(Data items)
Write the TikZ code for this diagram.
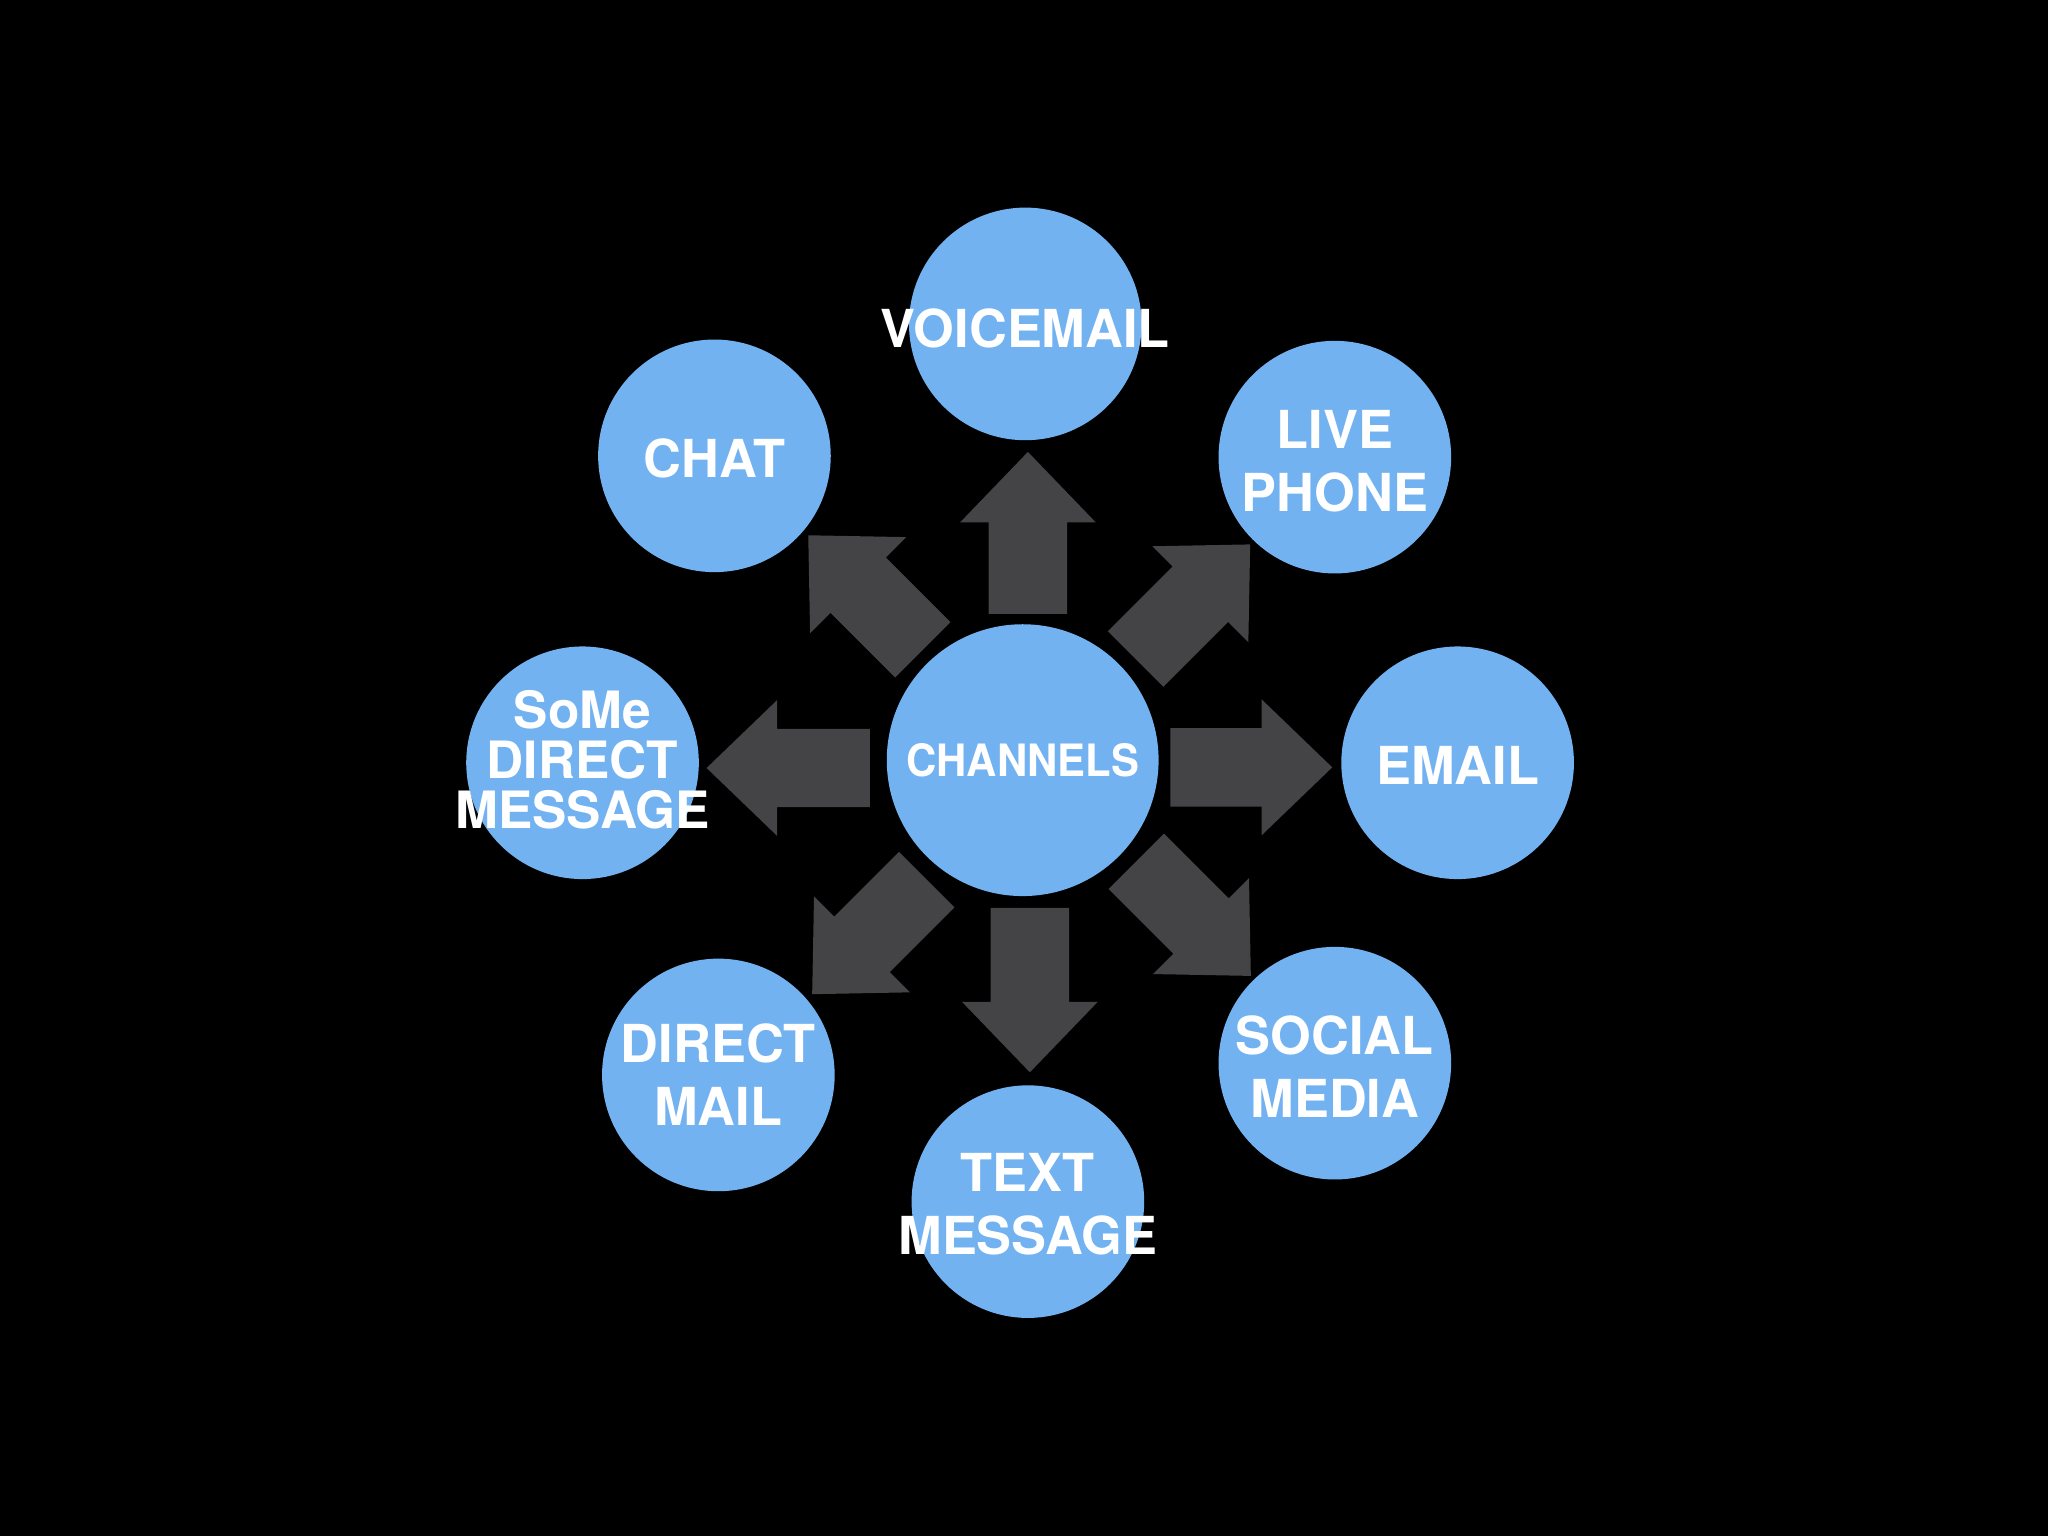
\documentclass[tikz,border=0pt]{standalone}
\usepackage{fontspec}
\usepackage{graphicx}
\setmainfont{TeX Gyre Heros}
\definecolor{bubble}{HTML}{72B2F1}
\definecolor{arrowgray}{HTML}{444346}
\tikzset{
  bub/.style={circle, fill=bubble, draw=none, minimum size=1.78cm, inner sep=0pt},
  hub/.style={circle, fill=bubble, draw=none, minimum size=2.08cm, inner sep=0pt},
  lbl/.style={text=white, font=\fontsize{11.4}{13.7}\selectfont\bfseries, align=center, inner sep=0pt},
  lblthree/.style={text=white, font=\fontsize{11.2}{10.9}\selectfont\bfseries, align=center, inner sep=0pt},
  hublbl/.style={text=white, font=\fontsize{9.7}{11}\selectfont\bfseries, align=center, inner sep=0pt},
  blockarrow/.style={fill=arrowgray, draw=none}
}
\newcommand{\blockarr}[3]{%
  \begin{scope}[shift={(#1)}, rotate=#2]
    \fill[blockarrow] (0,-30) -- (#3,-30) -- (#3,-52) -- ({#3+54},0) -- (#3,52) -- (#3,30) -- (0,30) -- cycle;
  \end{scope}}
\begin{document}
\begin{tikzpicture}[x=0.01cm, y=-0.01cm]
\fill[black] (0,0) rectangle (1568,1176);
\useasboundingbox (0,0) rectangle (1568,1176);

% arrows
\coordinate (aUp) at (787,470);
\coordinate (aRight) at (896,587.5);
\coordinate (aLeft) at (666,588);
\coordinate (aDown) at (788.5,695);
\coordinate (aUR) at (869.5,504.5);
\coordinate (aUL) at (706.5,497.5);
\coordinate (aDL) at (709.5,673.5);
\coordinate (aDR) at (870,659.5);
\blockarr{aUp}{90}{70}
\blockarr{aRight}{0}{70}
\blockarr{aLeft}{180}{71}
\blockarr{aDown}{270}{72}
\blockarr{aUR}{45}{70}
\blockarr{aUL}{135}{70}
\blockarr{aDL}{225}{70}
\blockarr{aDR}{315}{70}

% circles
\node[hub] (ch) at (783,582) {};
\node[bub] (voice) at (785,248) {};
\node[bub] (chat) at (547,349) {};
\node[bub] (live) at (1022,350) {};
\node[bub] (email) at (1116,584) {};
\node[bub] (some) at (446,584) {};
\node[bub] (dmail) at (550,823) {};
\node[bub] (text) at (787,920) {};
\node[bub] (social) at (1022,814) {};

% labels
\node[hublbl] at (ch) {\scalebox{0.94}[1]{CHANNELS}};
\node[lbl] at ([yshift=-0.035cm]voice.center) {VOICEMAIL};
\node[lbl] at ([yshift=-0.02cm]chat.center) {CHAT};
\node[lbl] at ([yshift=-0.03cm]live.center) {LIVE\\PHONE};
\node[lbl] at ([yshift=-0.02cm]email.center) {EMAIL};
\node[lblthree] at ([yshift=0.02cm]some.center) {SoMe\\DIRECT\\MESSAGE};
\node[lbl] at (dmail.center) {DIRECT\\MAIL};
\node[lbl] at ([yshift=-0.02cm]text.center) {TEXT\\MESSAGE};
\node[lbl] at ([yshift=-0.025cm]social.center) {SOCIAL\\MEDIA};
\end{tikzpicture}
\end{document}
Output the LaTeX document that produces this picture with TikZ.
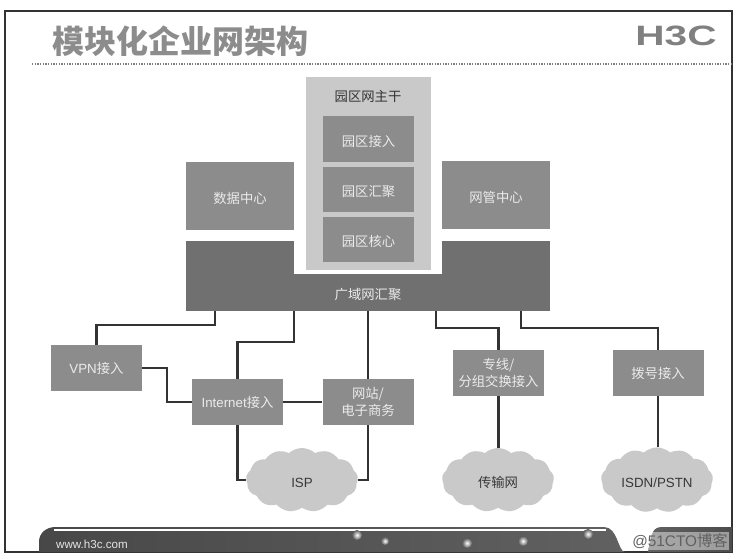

WRITTEN PROBLEM -> Go through the records and copy each line with "this" in it.

RESPONSE BELOW ->
Write the TikZ code for this diagram.
Output the LaTeX document that produces this picture with TikZ.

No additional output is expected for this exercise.